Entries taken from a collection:
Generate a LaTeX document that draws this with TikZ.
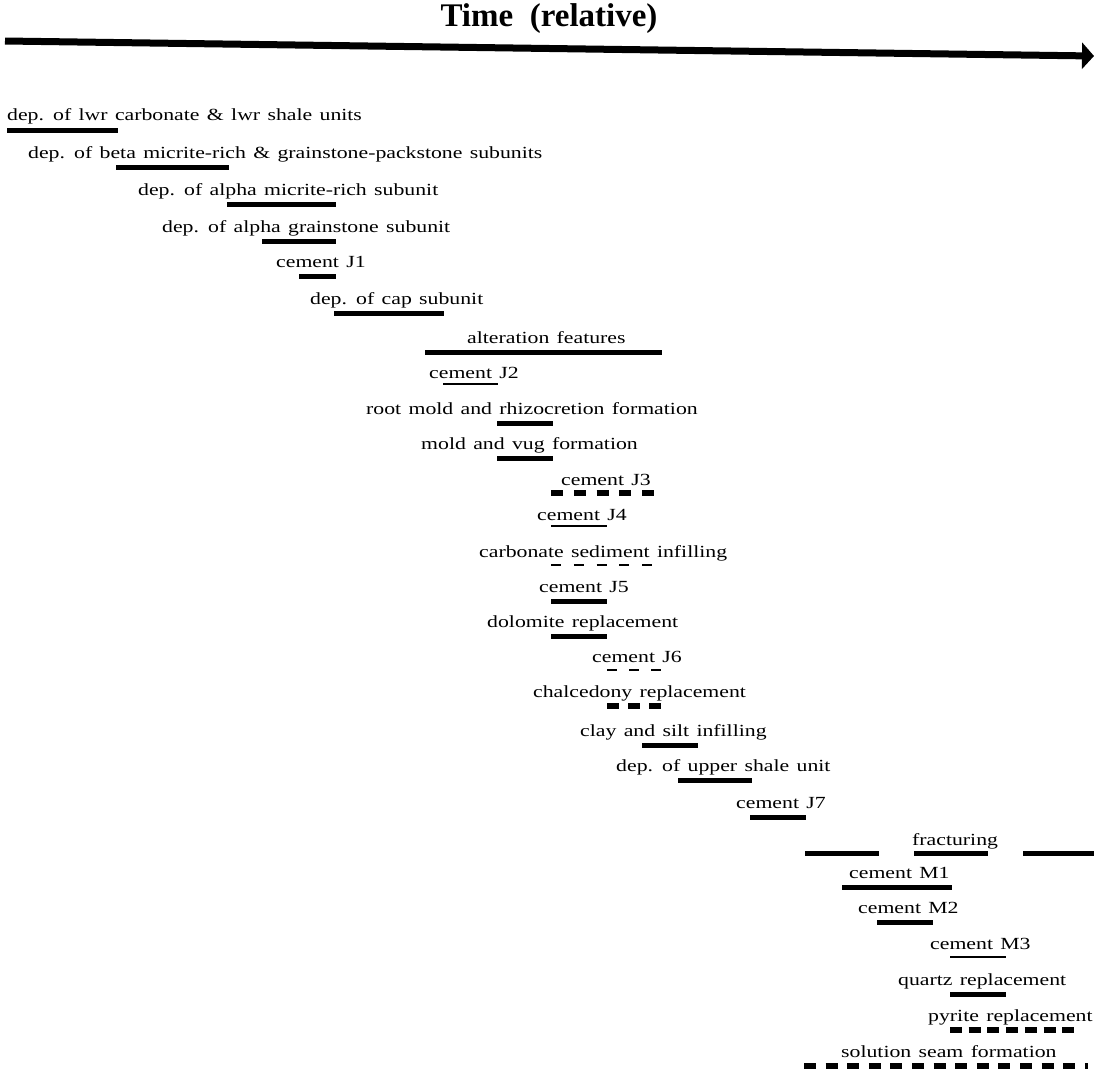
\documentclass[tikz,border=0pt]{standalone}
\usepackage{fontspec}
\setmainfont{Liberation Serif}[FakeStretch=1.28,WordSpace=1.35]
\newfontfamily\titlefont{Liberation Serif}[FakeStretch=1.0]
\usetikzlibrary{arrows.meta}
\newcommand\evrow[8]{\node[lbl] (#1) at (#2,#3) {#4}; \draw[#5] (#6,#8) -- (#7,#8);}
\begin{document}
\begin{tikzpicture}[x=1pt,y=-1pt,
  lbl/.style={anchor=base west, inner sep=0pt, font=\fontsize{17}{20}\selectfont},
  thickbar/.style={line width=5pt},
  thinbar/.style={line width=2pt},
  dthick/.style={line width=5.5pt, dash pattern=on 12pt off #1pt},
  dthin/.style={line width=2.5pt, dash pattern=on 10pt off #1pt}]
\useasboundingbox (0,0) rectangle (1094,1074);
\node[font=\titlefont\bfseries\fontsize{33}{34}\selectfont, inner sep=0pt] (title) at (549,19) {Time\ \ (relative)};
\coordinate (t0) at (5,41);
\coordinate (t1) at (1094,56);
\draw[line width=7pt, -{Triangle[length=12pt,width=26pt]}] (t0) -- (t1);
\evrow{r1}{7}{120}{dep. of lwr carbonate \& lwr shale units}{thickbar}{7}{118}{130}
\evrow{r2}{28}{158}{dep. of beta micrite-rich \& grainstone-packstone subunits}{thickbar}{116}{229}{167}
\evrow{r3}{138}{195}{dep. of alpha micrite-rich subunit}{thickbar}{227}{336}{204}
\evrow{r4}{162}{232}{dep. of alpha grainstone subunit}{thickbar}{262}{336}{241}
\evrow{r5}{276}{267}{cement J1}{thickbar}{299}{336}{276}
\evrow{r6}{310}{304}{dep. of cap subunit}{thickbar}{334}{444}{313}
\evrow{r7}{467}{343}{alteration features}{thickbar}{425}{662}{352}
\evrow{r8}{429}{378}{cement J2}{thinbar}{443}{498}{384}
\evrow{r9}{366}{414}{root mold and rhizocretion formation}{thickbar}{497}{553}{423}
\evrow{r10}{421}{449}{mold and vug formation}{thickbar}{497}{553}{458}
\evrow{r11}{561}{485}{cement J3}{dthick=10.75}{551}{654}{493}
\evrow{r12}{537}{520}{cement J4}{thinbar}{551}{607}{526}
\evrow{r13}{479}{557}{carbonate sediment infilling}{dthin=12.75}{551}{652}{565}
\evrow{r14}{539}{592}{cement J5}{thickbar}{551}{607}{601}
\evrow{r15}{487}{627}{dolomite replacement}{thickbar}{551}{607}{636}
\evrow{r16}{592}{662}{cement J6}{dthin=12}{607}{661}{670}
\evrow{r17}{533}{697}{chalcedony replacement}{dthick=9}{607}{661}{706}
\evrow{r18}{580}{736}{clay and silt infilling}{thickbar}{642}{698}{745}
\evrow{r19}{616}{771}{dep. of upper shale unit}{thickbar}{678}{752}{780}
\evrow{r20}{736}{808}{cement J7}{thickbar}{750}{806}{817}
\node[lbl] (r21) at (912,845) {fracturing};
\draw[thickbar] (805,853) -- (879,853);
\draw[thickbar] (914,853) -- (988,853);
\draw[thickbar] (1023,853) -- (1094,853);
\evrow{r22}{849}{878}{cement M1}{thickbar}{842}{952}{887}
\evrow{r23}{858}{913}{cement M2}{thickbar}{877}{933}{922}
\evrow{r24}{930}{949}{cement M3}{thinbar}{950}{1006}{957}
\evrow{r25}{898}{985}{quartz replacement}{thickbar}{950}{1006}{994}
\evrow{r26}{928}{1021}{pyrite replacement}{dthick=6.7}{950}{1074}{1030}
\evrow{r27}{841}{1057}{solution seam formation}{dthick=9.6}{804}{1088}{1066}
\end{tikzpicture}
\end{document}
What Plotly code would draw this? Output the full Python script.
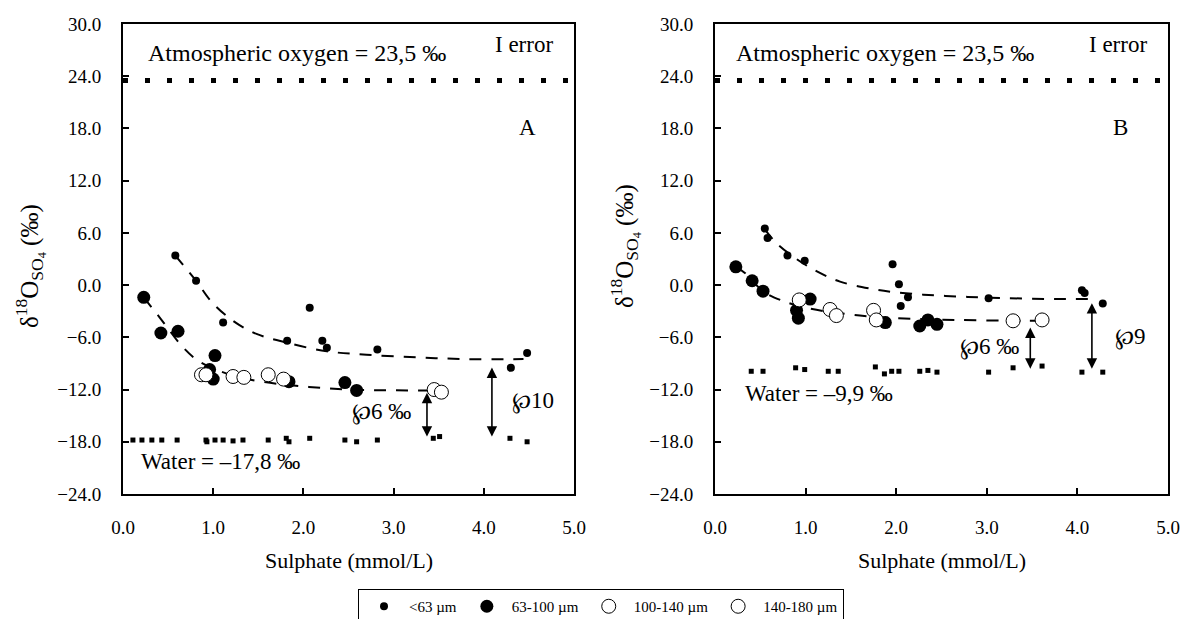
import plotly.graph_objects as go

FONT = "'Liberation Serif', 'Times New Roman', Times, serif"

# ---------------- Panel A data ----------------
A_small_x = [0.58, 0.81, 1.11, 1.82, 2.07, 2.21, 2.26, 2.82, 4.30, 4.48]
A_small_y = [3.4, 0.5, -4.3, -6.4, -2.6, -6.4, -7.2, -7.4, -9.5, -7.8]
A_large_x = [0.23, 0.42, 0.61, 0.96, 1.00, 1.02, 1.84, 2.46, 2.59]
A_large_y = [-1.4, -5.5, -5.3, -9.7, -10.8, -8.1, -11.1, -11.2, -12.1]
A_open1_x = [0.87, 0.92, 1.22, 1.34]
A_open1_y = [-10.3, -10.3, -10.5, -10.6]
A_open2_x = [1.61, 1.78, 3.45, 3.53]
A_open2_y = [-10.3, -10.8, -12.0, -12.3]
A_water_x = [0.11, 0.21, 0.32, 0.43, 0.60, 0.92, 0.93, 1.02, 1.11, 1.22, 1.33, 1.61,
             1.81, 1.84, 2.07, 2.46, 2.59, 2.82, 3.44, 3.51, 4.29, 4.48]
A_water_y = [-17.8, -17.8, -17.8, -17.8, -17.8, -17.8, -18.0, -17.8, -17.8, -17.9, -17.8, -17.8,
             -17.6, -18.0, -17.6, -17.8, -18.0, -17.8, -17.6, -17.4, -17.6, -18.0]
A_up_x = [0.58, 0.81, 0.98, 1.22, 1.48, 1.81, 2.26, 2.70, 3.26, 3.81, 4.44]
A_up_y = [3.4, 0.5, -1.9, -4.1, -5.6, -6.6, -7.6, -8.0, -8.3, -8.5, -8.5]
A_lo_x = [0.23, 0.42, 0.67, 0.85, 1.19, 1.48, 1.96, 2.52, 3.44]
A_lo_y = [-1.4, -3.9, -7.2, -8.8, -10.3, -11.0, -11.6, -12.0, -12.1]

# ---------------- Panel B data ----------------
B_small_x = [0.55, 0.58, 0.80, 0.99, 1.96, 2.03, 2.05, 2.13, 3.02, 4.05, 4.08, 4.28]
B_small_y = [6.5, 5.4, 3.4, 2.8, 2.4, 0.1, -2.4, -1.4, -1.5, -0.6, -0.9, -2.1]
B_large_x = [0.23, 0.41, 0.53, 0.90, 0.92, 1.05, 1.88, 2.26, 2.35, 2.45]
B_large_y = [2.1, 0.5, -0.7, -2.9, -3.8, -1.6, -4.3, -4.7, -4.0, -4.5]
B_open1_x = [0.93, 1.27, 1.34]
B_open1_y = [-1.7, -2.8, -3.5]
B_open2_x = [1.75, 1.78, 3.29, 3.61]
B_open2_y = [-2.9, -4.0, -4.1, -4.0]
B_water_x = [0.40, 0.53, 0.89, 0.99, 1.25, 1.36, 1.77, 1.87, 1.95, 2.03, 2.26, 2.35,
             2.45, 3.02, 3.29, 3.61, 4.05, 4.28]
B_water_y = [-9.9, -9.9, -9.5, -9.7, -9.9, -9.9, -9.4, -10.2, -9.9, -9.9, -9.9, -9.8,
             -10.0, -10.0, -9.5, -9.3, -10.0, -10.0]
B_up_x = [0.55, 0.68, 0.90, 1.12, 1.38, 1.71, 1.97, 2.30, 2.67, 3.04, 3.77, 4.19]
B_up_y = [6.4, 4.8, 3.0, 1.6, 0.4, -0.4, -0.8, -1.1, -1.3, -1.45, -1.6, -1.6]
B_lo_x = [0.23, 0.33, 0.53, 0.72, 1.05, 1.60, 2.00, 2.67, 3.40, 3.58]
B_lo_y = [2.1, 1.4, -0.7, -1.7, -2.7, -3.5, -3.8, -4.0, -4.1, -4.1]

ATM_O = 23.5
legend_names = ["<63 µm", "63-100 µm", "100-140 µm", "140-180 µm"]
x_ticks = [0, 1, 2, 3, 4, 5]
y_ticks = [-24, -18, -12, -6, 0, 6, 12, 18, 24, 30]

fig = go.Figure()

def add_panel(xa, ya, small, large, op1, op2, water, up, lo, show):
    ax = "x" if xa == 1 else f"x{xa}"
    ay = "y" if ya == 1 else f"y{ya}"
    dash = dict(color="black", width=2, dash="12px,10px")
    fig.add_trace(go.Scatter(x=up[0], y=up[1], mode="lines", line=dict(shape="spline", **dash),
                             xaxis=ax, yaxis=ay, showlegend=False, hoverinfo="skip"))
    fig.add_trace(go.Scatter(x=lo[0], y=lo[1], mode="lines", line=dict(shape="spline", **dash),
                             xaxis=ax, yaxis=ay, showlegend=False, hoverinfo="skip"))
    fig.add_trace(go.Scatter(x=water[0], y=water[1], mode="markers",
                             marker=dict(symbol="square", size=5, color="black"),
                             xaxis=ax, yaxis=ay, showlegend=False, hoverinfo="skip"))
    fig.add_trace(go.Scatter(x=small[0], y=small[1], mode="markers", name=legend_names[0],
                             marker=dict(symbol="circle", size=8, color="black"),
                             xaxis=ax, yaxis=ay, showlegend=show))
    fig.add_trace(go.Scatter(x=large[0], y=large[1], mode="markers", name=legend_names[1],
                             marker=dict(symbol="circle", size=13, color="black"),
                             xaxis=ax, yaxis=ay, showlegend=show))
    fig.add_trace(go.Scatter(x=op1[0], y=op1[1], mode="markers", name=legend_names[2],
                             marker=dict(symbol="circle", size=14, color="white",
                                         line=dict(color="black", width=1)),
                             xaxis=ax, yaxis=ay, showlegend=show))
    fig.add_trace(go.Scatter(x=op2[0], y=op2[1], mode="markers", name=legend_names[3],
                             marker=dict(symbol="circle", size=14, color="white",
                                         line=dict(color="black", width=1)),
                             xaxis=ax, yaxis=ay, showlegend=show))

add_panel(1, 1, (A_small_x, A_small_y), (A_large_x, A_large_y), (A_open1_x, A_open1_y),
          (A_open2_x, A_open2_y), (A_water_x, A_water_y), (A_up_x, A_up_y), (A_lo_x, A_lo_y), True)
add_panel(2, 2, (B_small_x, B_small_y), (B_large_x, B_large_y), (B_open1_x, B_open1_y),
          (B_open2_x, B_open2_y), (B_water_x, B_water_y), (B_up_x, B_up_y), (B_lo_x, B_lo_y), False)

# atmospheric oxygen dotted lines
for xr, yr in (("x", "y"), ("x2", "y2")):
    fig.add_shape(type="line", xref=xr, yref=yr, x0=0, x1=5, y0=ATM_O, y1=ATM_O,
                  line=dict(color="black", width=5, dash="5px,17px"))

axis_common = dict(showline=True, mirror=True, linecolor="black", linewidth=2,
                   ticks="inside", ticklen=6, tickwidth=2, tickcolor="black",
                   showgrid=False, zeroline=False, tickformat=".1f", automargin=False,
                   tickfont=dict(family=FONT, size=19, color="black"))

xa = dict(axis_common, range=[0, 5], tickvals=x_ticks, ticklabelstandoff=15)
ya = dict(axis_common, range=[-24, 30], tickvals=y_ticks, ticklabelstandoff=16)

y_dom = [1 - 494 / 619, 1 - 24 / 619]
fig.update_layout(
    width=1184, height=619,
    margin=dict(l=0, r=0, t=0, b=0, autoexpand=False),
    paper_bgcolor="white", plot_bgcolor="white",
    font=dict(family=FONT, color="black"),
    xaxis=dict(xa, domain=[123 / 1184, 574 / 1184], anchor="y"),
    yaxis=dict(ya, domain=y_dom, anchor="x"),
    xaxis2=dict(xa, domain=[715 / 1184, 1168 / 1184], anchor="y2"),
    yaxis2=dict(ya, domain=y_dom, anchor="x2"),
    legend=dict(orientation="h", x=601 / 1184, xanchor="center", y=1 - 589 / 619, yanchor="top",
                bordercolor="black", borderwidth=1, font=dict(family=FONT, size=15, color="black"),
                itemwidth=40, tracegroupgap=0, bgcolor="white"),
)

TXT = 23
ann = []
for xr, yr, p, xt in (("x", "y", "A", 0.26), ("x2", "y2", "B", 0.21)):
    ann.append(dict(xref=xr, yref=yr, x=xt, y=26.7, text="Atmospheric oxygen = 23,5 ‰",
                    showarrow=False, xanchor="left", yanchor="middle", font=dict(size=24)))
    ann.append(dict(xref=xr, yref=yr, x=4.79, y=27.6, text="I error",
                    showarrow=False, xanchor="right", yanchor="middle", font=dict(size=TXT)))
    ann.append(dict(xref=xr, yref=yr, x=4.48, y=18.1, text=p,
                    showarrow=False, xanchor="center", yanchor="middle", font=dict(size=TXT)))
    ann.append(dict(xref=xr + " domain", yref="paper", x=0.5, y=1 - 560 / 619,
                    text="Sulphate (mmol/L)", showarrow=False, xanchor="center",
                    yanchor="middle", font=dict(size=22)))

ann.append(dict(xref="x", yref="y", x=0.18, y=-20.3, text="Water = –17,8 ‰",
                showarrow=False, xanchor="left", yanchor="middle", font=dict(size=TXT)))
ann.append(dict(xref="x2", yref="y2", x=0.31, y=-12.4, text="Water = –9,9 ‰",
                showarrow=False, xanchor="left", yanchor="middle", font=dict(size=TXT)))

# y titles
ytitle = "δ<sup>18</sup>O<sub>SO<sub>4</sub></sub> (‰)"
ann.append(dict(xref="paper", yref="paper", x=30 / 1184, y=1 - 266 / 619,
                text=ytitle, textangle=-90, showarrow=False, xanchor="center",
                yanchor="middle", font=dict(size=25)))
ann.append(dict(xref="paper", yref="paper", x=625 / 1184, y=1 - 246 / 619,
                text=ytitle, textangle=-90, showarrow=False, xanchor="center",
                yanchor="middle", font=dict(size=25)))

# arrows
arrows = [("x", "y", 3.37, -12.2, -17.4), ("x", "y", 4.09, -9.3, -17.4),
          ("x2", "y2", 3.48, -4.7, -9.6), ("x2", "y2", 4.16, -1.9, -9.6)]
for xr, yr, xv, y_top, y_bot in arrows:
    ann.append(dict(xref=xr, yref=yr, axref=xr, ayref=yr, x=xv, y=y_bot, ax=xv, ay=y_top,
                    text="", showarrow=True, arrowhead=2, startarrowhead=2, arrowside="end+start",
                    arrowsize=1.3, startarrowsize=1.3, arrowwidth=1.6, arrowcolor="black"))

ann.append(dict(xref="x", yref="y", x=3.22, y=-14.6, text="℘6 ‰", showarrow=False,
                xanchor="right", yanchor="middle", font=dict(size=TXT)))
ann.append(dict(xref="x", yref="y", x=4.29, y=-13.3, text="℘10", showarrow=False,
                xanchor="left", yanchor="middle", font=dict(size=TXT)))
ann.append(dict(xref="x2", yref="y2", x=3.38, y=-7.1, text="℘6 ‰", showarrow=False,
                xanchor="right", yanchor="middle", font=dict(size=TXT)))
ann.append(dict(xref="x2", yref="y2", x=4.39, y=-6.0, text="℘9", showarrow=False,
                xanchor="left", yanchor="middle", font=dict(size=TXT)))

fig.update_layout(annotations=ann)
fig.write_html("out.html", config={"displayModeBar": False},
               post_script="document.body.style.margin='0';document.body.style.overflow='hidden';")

Task details:
Give only the lines from the one with "What Plotly code" to the one with "Serif', 'Times New", both included, again and exactly; leave the images out.

Task output:
What Plotly code would draw this? Output the full Python script.
import plotly.graph_objects as go

FONT = "'Liberation Serif', 'Times New Roman', Times, serif"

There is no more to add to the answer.